**Your goal:**
Count lines holding the word "matplotlib". Only the number is wanted.

**Dataset section:**
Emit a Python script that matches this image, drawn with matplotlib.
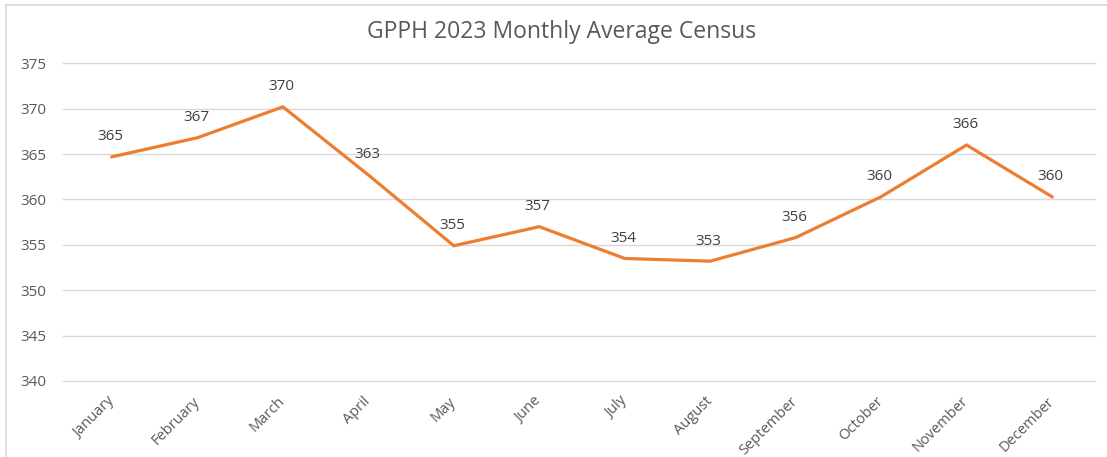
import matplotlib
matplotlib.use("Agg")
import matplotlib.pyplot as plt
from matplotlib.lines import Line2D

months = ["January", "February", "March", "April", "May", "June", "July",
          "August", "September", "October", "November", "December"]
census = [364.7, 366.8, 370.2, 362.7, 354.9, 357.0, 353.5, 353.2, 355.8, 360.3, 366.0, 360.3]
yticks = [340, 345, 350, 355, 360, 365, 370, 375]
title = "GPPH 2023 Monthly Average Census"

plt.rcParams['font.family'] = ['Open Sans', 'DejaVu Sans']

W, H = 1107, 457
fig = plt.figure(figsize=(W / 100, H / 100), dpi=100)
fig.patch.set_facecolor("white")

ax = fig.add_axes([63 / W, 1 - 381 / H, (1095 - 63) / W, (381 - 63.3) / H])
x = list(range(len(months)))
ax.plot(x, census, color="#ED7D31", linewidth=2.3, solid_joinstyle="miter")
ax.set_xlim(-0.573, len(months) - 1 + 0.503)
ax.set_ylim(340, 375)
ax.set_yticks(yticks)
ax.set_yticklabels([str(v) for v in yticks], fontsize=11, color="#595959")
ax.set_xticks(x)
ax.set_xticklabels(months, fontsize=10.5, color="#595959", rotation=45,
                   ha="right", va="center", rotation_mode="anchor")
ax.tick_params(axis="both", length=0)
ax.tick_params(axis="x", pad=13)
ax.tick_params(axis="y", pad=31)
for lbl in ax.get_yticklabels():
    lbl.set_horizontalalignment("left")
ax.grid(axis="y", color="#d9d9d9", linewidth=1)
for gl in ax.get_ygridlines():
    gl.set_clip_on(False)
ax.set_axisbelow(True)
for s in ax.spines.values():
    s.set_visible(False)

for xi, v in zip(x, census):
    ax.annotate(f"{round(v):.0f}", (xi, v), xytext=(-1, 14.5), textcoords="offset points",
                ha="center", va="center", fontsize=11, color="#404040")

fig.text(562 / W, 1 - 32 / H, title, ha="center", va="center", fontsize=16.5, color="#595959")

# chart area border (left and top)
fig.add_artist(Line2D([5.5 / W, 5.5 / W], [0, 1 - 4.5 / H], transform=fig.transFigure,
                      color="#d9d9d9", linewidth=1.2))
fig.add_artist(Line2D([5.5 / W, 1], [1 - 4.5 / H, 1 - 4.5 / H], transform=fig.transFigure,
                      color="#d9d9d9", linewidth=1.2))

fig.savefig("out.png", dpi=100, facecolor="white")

**Reply:**
5